Saturday, June 18, 2011

Giving Scenes More Meaning

I am on the downhill slide of revisions for Firedancer, fine-tuning the major stuff I added, looking for places to tighten and cut. With the whole book slightly different and characters having acquired new facets, I took an hour to do something I never used to think about. I looked at every major scene from the perspective of "yes, but" and "no, and" to see if each scene really was integral to the plot. And guess what? It unlocked some new depths I had not previously suspected.

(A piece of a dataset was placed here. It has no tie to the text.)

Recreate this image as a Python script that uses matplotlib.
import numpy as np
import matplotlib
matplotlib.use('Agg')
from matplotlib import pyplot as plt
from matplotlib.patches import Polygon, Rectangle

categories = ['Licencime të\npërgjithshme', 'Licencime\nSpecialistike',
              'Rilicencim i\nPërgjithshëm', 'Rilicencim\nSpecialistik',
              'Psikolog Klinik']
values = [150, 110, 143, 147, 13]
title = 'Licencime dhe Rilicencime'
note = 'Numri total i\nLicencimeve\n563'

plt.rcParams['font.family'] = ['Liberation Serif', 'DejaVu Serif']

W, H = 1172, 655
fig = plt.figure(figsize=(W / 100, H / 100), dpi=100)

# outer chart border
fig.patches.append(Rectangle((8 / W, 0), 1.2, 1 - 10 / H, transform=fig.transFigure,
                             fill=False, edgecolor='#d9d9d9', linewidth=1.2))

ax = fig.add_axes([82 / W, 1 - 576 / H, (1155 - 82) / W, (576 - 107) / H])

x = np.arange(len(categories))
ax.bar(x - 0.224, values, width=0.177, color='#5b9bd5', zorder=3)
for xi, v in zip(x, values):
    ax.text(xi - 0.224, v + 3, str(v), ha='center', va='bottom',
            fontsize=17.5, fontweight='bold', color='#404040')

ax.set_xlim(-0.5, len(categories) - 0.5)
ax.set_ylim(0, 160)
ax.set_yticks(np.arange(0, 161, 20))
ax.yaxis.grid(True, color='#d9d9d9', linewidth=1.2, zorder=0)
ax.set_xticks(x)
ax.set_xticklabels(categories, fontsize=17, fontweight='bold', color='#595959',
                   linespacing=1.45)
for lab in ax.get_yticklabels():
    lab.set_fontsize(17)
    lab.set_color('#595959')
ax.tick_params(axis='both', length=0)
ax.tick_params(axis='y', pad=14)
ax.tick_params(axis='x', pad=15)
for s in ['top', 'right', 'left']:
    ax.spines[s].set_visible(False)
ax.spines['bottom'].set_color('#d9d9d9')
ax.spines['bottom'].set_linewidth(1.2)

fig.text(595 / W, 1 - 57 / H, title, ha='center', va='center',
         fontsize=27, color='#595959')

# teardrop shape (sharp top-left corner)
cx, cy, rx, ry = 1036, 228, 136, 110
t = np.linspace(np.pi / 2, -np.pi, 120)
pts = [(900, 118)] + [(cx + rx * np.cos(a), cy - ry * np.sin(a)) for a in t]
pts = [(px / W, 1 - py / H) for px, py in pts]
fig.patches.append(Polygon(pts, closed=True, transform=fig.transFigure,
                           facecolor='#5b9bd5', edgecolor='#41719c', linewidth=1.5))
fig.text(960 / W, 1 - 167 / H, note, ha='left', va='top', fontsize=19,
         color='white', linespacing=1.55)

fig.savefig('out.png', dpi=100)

Being an organic writer, letting the story flow as it will onto the page, has the advantage of maintaining excitement about the writing process itself, as I find out as I go along what the story's about and what the characters' adventures are, just as a reader would. But the huge drawback to this method is that you risk having an action-oriented plot with few layers and no great planning to discover the meaning in each scene. I admire people who can outline to that level in advance; I really do. I just can't do it up front, so the work now must come after. As I progress as a writer, I discover myself looking more and more to such methods to enrich my work.

So, what did I discover? I created a table with one question at the top: Did the protagonist accomplish what she set out to do? I listed each major scene down the left side, plotted against "yes, but" and "no, and" to see what fell out of each. Most fell into the "yes, but" category. A few showed up weak, with little to no "but" consequences arising from the accomplishment. Strong plots need strong and continuing tension, which means nothing along the way can be an unqualified success. The two "no, and" answers really were enlightening, leading directly to greater character development in secondary characters affected by the scene. That was exciting, and really satisfying. It lent depths to the plot I didn't know it had.

Overall, every scene got richer in some way because of this exercise, and I am so grateful for the panel I sat in on at Radcon where I learned it. Never stop learning! Never stop pushing yourself as a writer. Adding 84 layers of meaning just to do it is pointless, but hunting for the real richness in every scene is a worthwhile exercise I highly recommend. Try it!